Durban film festival: How to ban a movie
The first thing the Film and Publication Board’s (FPB) manager for operations, Nthabiseng May, said on Wednesday at the panel discussion on the criteria for FPB classification at the Durban International Film Festival (Diff) was, "I am uncomfortable standing here among you."
And she had every right to be. Since the classification of the film Of Good Report as "child pornography", the FPB has – apart from some reasoned discussions in media – been under fire from most quarters.
At the panel discussion, board member Prince Ndamase was at pains to explain that he was on the side of the film industry, but that the classifiers acted legally.
"This is where the problem lies.
It's with the Act [Films and Publications Act of 1996].
It's a matter of damned if you do, dammed if you don't," he said, and implied if the FPB hadn’t classified it, the board would have been in breach of its mandate. Sipho Risiba, the FPB's acting chief operations officer, said that the board assumed full responsibility for the refusal of classification, and he will defend the decision.
Under the Act, the board is required to stop watching a film the moment it discovers depictions of sex with someone under the age of 18. There is a discrepancy in the legal age of consent, which is 16.
What should, however, be relevant to the board is a judgement made in a similar case against it – which constitutional law expert Pierre De Vos referenced in a Daily Maverick article on the matter on Tuesday. "As the De Reuck judgment made clear, it is not possible to determine whether an image as a whole amounts to child pornography without regard to the context."
So, what would be the context in this case? That the FPB discovered after the depicted sexual act – much like the horrified school teacher character at that moment in the film – the female protagonist was under the age of 18?
This makes one wonder about the qualifications of the classifiers themselves, and whether they were aware of the "aesthetic element", as outlined by former chief justice Pius Langa, in the judgment: "Where, however, the aesthetic element is predominant, the image will not constitute pornography.”
Ndamase, however, said: "We agree with artistic merit, but it is not legally a basis for exemption." Meanwhile, and without giving any examples, Risiba pointed out that there have been further amendments since the ruling.
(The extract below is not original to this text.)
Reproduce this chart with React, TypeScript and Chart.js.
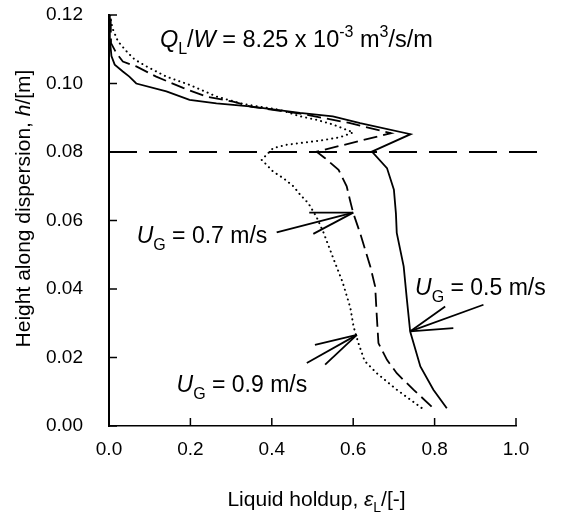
import { useEffect, useRef } from "react";
import { Chart, registerables } from "chart.js";

Chart.register(...registerables);

// ---- data (liquid holdup [-] vs height [m]) ----
const ug05Holdup = [0.000, 0.002, 0.006, 0.014, 0.034, 0.050, 0.067, 0.141, 0.198, 0.264, 0.346, 0.469, 0.550, 0.617, 0.741, 0.646, 0.683, 0.700, 0.705, 0.707, 0.724, 0.732, 0.740, 0.765, 0.797, 0.830];
const ug05Height = [0.120, 0.113, 0.108, 0.1055, 0.1035, 0.102, 0.100, 0.0977, 0.0952, 0.0942, 0.0933, 0.0914, 0.0904, 0.0884, 0.0852, 0.0801, 0.0753, 0.069, 0.062, 0.0564, 0.0466, 0.0368, 0.0276, 0.0174, 0.0106, 0.0052];

const ug07Holdup = [0.004, 0.005, 0.018, 0.034, 0.067, 0.116, 0.182, 0.239, 0.305, 0.350, 0.470, 0.590, 0.693, 0.510, 0.531, 0.564, 0.584, 0.592, 0.600, 0.617, 0.642, 0.654, 0.658, 0.662, 0.683, 0.707, 0.748, 0.797];
const ug07Height = [0.119, 0.1118, 0.1089, 0.1064, 0.105, 0.102, 0.0987, 0.0962, 0.0947, 0.0932, 0.0912, 0.0885, 0.0855, 0.0801, 0.0782, 0.0748, 0.070, 0.066, 0.0622, 0.0563, 0.0466, 0.0407, 0.032, 0.0242, 0.0193, 0.0154, 0.0106, 0.0052];

const ug09Holdup = [0.003, 0.005, 0.010, 0.022, 0.046, 0.063, 0.092, 0.141, 0.198, 0.264, 0.330, 0.420, 0.470, 0.510, 0.551, 0.600, 0.567, 0.517, 0.469, 0.436, 0.403, 0.375, 0.387, 0.403, 0.428, 0.453, 0.470, 0.490, 0.510, 0.527, 0.551, 0.574, 0.593, 0.601, 0.612, 0.628, 0.658, 0.707, 0.769];
const ug09Height = [0.120, 0.118, 0.1157, 0.1123, 0.109, 0.107, 0.105, 0.102, 0.0996, 0.0962, 0.094, 0.0923, 0.0904, 0.0894, 0.088, 0.0857, 0.0843, 0.0833, 0.0826, 0.0821, 0.0811, 0.0777, 0.0763, 0.0743, 0.0724, 0.070, 0.0675, 0.065, 0.061, 0.0565, 0.049, 0.042, 0.0345, 0.029, 0.0245, 0.019, 0.0154, 0.0106, 0.0052];

const clearLiquidHoldup = [0, 1.06];
const clearLiquidHeight = [0.08, 0.08];

const xMin = 0, xMax = 1.0, xStep = 0.2;
const yMin = 0, yMax = 0.12, yStep = 0.02;

const seriesNames = ["U_G = 0.5 m/s", "U_G = 0.7 m/s", "U_G = 0.9 m/s"];
const labelValues = ["0.5 m/s", "0.7 m/s", "0.9 m/s"];

// annotation anchors (data units): label, arrow tip, tail, barbs
const labelAt = [[0.752, 0.0383], [0.068, 0.0534], [0.166, 0.0098]];
const arrowTip = [[0.7396, 0.0276], [0.600, 0.0623], [0.609, 0.0266]];
const arrowTail = [[0.920, 0.0354], [0.412, 0.0565], [0.486, 0.0184]];
const arrowBarbA = [[0.826, 0.0349], [0.492, 0.0623], [0.506, 0.0237]];
const arrowBarbB = [[0.846, 0.0286], [0.502, 0.0561], [0.531, 0.0179]];
const titleAt = [0.125, 0.1107];

const FONT = '"Liberation Sans", Arial, Helvetica, sans-serif';

type Seg = { t: string; it?: boolean; sub?: boolean; sup?: boolean };

function drawRich(ctx: CanvasRenderingContext2D, segs: Seg[], x: number, y: number, size: number, align: "left" | "center" = "left") {
  const fontFor = (s: Seg) => `${s.it ? "italic " : ""}${s.sub || s.sup ? Math.round(size * 0.68) : size}px ${FONT}`;
  let total = 0;
  segs.forEach((s) => { ctx.font = fontFor(s); total += ctx.measureText(s.t).width; });
  let cx = align === "center" ? x - total / 2 : x;
  ctx.textAlign = "left";
  ctx.textBaseline = "alphabetic";
  segs.forEach((s) => {
    ctx.font = fontFor(s);
    const dy = s.sub ? size * 0.3 : s.sup ? -size * 0.42 : 0;
    ctx.fillText(s.t, cx, y + dy);
    cx += ctx.measureText(s.t).width;
  });
}

const overlayPlugin = {
  id: "overlay",
  afterDraw(chart: any) {
    const { ctx, chartArea: ca, scales } = chart;
    const xs = scales.x, ys = scales.y;
    const px = (v: number) => xs.getPixelForValue(v);
    const py = (v: number) => ys.getPixelForValue(v);
    ctx.save();
    ctx.strokeStyle = "#000";
    ctx.fillStyle = "#000";
    // inward tick marks
    ctx.lineWidth = 1.5;
    xs.ticks.forEach((t: any) => {
      const p = px(t.value);
      ctx.beginPath(); ctx.moveTo(p, ca.bottom); ctx.lineTo(p, ca.bottom - 8); ctx.stroke();
    });
    ys.ticks.forEach((t: any) => {
      const p = py(t.value);
      ctx.beginPath(); ctx.moveTo(ca.left, p); ctx.lineTo(ca.left + 8, p); ctx.stroke();
    });
    // arrows
    ctx.lineWidth = 1.8;
    for (let i = 0; i < arrowTip.length; i++) {
      const tip = arrowTip[i];
      [arrowTail[i], arrowBarbA[i], arrowBarbB[i]].forEach((e) => {
        ctx.beginPath(); ctx.moveTo(px(tip[0]), py(tip[1])); ctx.lineTo(px(e[0]), py(e[1])); ctx.stroke();
      });
    }
    // U_G labels
    for (let i = 0; i < labelAt.length; i++) {
      drawRich(ctx, [{ t: "U", it: true }, { t: "G", sub: true }, { t: " = " + labelValues[i] }], px(labelAt[i][0]), py(labelAt[i][1]), 23);
    }
    // flow title
    drawRich(ctx, [
      { t: "Q", it: true }, { t: "L", sub: true }, { t: "/" }, { t: "W", it: true },
      { t: " = 8.25 x 10" }, { t: "-3", sup: true }, { t: " m" }, { t: "3", sup: true }, { t: "/s/m" },
    ], px(titleAt[0]), py(titleAt[1]), 23.5);
    // axis titles
    drawRich(ctx, [{ t: "Liquid holdup, " }, { t: "ε", it: true }, { t: "L", sub: true }, { t: "/[-]" }],
      (ca.left + ca.right) / 2 + 4, 506, 21, "center");
    ctx.save();
    ctx.translate(30, (ca.top + ca.bottom) / 2 - 12);
    ctx.rotate(-Math.PI / 2);
    drawRich(ctx, [{ t: "Height along dispersion, " }, { t: "h", it: true }, { t: "/[m]" }], 0, 0, 21, "center");
    ctx.restore();
    ctx.restore();
  },
};

const toPoints = (xs: number[], ys: number[]) => xs.map((x, i) => ({ x, y: ys[i] }));

export default function App() {
  const ref = useRef<HTMLCanvasElement | null>(null);
  useEffect(() => {
    document.body.style.margin = "0";
    if (!ref.current) return;
    const chart = new Chart(ref.current, {
      type: "scatter",
      data: {
        datasets: [
          { label: seriesNames[0], data: toPoints(ug05Holdup, ug05Height), showLine: true, borderColor: "#000", borderWidth: 1.8, pointRadius: 0, fill: false },
          { label: seriesNames[1], data: toPoints(ug07Holdup, ug07Height), showLine: true, borderColor: "#000", borderWidth: 1.8, borderDash: [14, 6], pointRadius: 0, fill: false },
          { label: seriesNames[2], data: toPoints(ug09Holdup, ug09Height), showLine: true, borderColor: "#000", borderWidth: 2, borderDash: [0.1, 5], borderCapStyle: "round", pointRadius: 0, fill: false },
          { label: "h = 0.08 m", data: toPoints(clearLiquidHoldup, clearLiquidHeight), showLine: true, borderColor: "#000", borderWidth: 2, borderDash: [28, 12], pointRadius: 0, fill: false, clip: false },
        ],
      } as any,
      options: {
        animation: false,
        responsive: false,
        layout: { padding: { top: 15, right: 46, left: 0, bottom: 0 } },
        plugins: { legend: { display: false }, tooltip: { enabled: false } },
        scales: {
          x: {
            type: "linear", min: xMin, max: xMax,
            ticks: { stepSize: xStep, callback: (v: any) => Number(v).toFixed(1), color: "#000", font: { size: 19, family: FONT }, padding: 12, maxRotation: 0, autoSkip: false },
            grid: { display: false, drawTicks: false },
            border: { display: true, color: "#000", width: 1.5 },
            afterFit: (s: any) => { s.height = 91; s.paddingLeft = 0; s.paddingRight = 0; },
          },
          y: {
            type: "linear", min: yMin, max: yMax,
            ticks: { stepSize: yStep, callback: (v: any) => Number(v).toFixed(2), color: "#000", font: { size: 19, family: FONT }, padding: 26, autoSkip: false },
            grid: { display: false, drawTicks: false },
            border: { display: true, color: "#000", width: 2 },
            afterFit: (s: any) => { s.width = 109; s.paddingTop = 0; s.paddingBottom = 0; },
          },
        },
      } as any,
      plugins: [overlayPlugin],
    });
    return () => chart.destroy();
  }, []);
  return (
    <div style={{ width: 562, height: 517, overflow: "hidden", background: "#fff" }}>
      <canvas ref={ref} width={562} height={517} style={{ display: "block" }} />
    </div>
  );
}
Who are the people who classified Of Good Report? We are not allowed to know. The full list of all classifiers is available through the FPB offices, but as this case is in appeal, the FPB cannot reveal who classified it. What we do know is that the decision to classify was unanimous, and that there were four, rather than the standard three, classifiers. May, the FPB’s operations manager, did point out that all classifiers were qualified in the fields of film, psychology and respective disciplines.
The FPB stated it was trying to get the appeals process started as quickly as possible, and that it would take place this weekend. The appeals board is an independent board from the FPB, and is legally allowed to watch the entire film in order to make its decision.
According to Ndamase, the Act is due for review in the next year and consultations with the film industry have to take place to prevent another Of Good Report incident. Ndamase also said last year's Diff FPB panel was poorly attended by members of the industry.
Previous successful appeals against classifications (that is classification, not refusal of classification) have included films or trailers for Mama Jack, Snow White and the Huntsman, The Dictator and Narnia.
In the judgment overturning of the classification of Narnia, the appeals board said: "This present case is another instance of examiners applying the wrong guidelines."